6 Vivid K-Pop Music Videos That Incorporate Asian Cultural Elements + Folklore

K-pop is known for incorporating really cool and different concepts; and one of these concepts include using Asian cultural elements and folklore in their music videos and music. Check out our list of six cool K-pop music videos that use these themes below!

VIXX – “Shangri-La”

VIXX (aka “Concept Kings”) is known for their unique concepts, and their latest one was no exception! This time they received inspiration from the tale of “Do Won Kyung,” or the Peach Blossom Land. This fable is about the discovery of a paradise where the inhabitants live in isolation from the rest of the world. VIXX portrays a slightly different twist to the tale, where the paradise they reference in both the music video and lyrics is a woman. Complimenting and enhancing the East Asian concept is the use of a gayageum (a Korean traditional instrument) in the track.

CLC – “Hobgoblin”

Cowritten by HyunA, CLC dropped this funky song earlier this year, semi-drawing on a supernatural creature called the dokkaebi, or a goblin. In Korean folklore, goblins are known to be mischievous tricksters and powerful beings. In the music video, the members of CLC can be seen using mallets and clubs, a reference to the goblin’s magical club, which is often used to summon gold and silver; the lyrics also reference this as well.
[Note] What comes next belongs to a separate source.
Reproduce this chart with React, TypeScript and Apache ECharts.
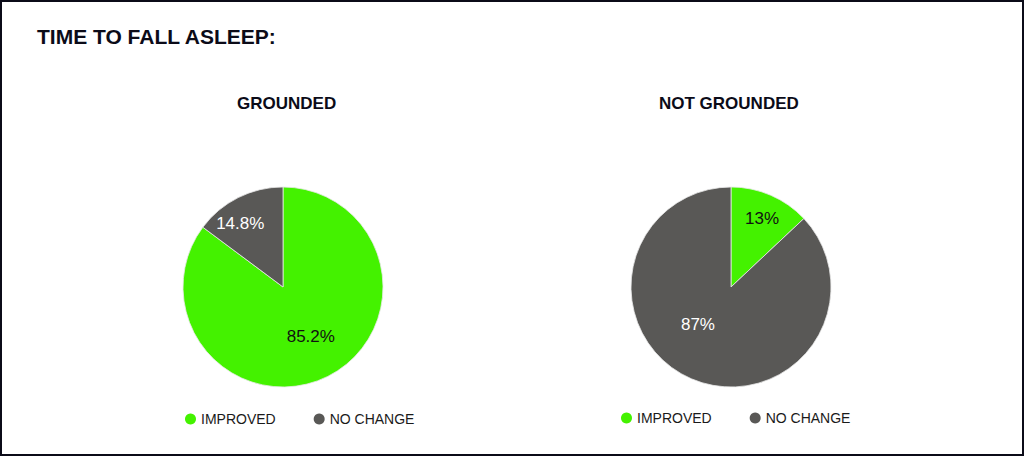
import { useRef, useEffect } from 'react';
import * as echarts from 'echarts';

const groups = ['GROUNDED', 'NOT GROUNDED'];
const outcomes = ['IMPROVED', 'NO CHANGE'];
const groundedValues = [85.2, 14.8];
const notGroundedValues = [13, 87];

const GREEN = '#44F200';
const GRAY = '#595856';
const FONT = '"Liberation Sans", Arial, sans-serif';

// label nudges (Excel "best fit" style placement)
const labelNudge = [
    [[4, 2], [-19, -16]],
    [[10, -20], [-12, -11]]
];

const App = () => {
    const chartRef = useRef<HTMLDivElement>(null);

    useEffect(() => {
        if (!chartRef.current) return;
        const chart = echarts.init(chartRef.current, null, { renderer: 'svg' });

        const makePie = (idx: number, values: number[], cx: number) => ({
            type: 'pie',
            name: groups[idx],
            center: [cx, 287],
            radius: [0, 100],
            startAngle: 90,
            clockwise: true,
            silent: true,
            itemStyle: { borderColor: '#e8e8e8', borderWidth: 0.8 },
            label: {
                show: true,
                position: 'inside',
                formatter: '{c}%',
                fontFamily: FONT,
                fontSize: 17
            },
            labelLine: { show: false },
            labelLayout: (p: any) => ({
                dx: labelNudge[idx][p.dataIndex][0],
                dy: labelNudge[idx][p.dataIndex][1]
            }),
            data: values.map((v, i) => ({
                name: outcomes[i],
                value: v,
                itemStyle: { color: i === 0 ? GREEN : GRAY },
                label: { color: i === 0 ? '#111111' : '#ffffff' }
            }))
        });

        const legendBase = {
            orient: 'horizontal',
            icon: 'circle',
            itemWidth: 11,
            itemHeight: 11,
            itemGap: 38,
            selectedMode: false,
            data: outcomes,
            itemStyle: { borderWidth: 0 },
            textStyle: { fontFamily: FONT, fontSize: 14, color: '#1a1a1a' }
        };

        chart.setOption({
            animation: false,
            backgroundColor: '#ffffff',
            title: [
                {
                    text: 'TIME TO FALL ASLEEP:',
                    left: 32,
                    top: 21,
                    textStyle: { fontFamily: FONT, fontSize: 21, fontWeight: 'bold', color: '#0b0b18' }
                },
                {
                    text: groups[0],
                    left: 232,
                    top: 90,
                    textStyle: { fontFamily: FONT, fontSize: 17, fontWeight: 'bold', color: '#0b0b18' }
                },
                {
                    text: groups[1],
                    left: 654,
                    top: 90,
                    textStyle: { fontFamily: FONT, fontSize: 17, fontWeight: 'bold', color: '#0b0b18' }
                }
            ],
            legend: [
                { ...legendBase, left: 180, top: 407 },
                { ...legendBase, left: 616, top: 406 }
            ],
            graphic: [
                {
                    type: 'rect',
                    silent: true,
                    shape: { x: 1, y: 1, width: 1022, height: 454 },
                    style: { fill: 'none', stroke: '#0b0b18', lineWidth: 2 }
                }
            ],
            series: [
                makePie(0, groundedValues, 283),
                makePie(1, notGroundedValues, 731)
            ]
        });

        return () => {
            chart.dispose();
        };
    }, []);

    return (
        <div
            ref={chartRef}
            style={{ position: 'fixed', left: 0, top: 0, width: 1024, height: 456 }}
        />
    );
};

export default App;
Lizzy – “Not An Easy Girl”

Lizzy of After School made her solo debut with the trot song “Not An Easy Girl.” The music video uses footage from the 1961 film “The Story of Chunhyang,” where Lizzy plays the protagonist Chunhyang. The well-known Korean folk tale is about the love story between Chunhyang and Mongryong.

Red Velvet – “One of These Nights”

The Korean title for this song is “July 7th,” which is when the Korean traditional festival Chilseok is celebrated (in the lunar calendar). According to the story, the heavenly king’s beautiful daughter Jiknyeo, who was very good at weaving clothes, fell in love with a handsome cattle herder named Gyeonwu, and they got married.

However, because they were so in love, they began to neglect their respective duties, and the king separated them, only allowing them to meet once a year. When that day came around, the couple found that they were unable to cross the Milky Way to meet one another. It is said that the crows and magpies were so moved by their love that they made a bridge so the two lovers could meet. After their short time together, the couple would cry when they realized it would be another year before they could see each other again; their tears were said to mark the start of the monsoon season in Korea.

See if you can spot the influences of the story in the music video!

Topp Dogg – “Arario”

The title “Arario” comes from the lyrics of “Arirang,” a famous Korean folk song. The music video fuses both traditional and contemporary elements of Korea. Some traditional cultural references include instruments like the gayageum and janggu, Korean traditional clothing, the lion dance, and pungmul (a folk music tradition that includes dancing and singing).

Bang Yong Guk – “Yamazaki”

Bang Yong Guk is back with fierce and bloody “Yamazaki”! This music video is not for the faint of heart, but visually, it’s pretty sick. “Yamazaki” primarily draws on Japanese culture, most notably making references to the yakuza, but it also subtly incorporates traditional Korea in the architecture of the buildings. The lyrics also mix both Korean and Japanese, so I thought it was cool how the music video represented that as well.